Here’s the stalwart Victorian Isabella Beeton’s recipe for baked apples in a suet crust that is both simple and delightful, along with her usual inimitable comments.
BAKED APPLE DUMPLINGS (a Plain Family Dish).
- INGREDIENTS.—6 apples, 3/4 lb.. of suet-crust No. 1215, sugar to taste.
Mode.—Pare and take out the cores of the apples without dividing them, and make 1/2 lb. of suet-crust by recipe No. 1215; roll the apples in the crust, previously sweetening them with moist sugar, and taking care to join the paste nicely. When they are formed into round balls, put them on a tin, and bake them for about 1/2 hour, or longer should the apples be very large; arrange them pyramidically on a dish, and sift over them some pounded white sugar. These may be made richer by using one of the puff-pastes instead of suet.
Time.—From 1/2 to 3/4 hour, or longer. Average cost, 1-1/2d. each.
Sufficient for 4 persons.
Seasonable from August to March, but flavourless after the end of January.
USES OF THE APPLE.—It is well known that this fruit forms a very important article of food, in the form of pies and puddings, and furnishes several delicacies, such as sauces, marmalades, and jellies, and is much esteemed as a dessert fruit. When flattened in the form of round cakes, and baked in ovens, they are called beefings; and large quantities are annually dried in the sun in America, as well as in Normandy, and stored for use during winter, when they may be stewed or made into pies. In a roasted state they are remarkably wholesome, and, it is said, strengthening to a weak stomach. In putrid and malignant fevers, when used with the juice of lemons and currants, they are considered highly efficacious.
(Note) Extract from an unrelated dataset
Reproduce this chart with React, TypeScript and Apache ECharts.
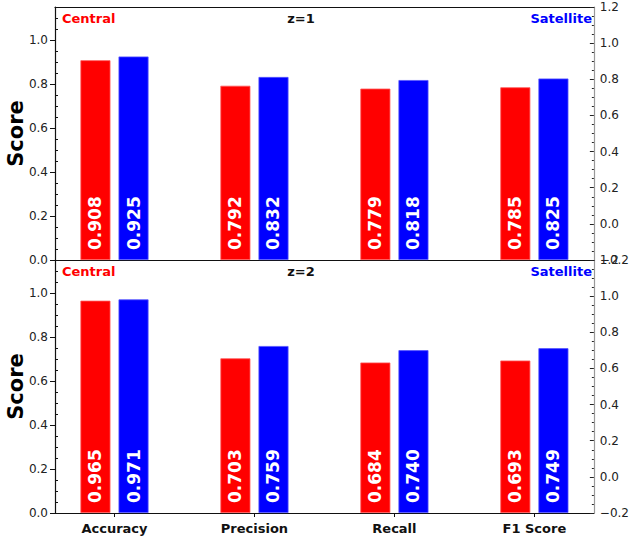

SUET CRUST, for Pies or Puddings.
- INGREDIENTS.—To every lb. of flour allow 5 or 6 oz. of beef suet, 1/2 pint of water.
Mode.—Free the suet from skin and shreds; chop it extremely fine, and rub it well into the flour; work the whole to a smooth paste with the above proportion of water; roll it out, and it is ready for use. This crust is quite rich enough for ordinary purposes, but when a better one is desired, use from 1/2 to 3/4 lb. of suet to every lb. of flour. Some cooks, for rich crusts, pound the suet in a mortar, with a small quantity of butter. It should then be laid on the paste in small pieces, the same as for puff-crust, and will be found exceedingly nice for hot tarts. 5 oz. of suet to every lb. of flour will make a very good crust; and even 1/4 lb. will answer very well for children, or where the crust is wanted very plain.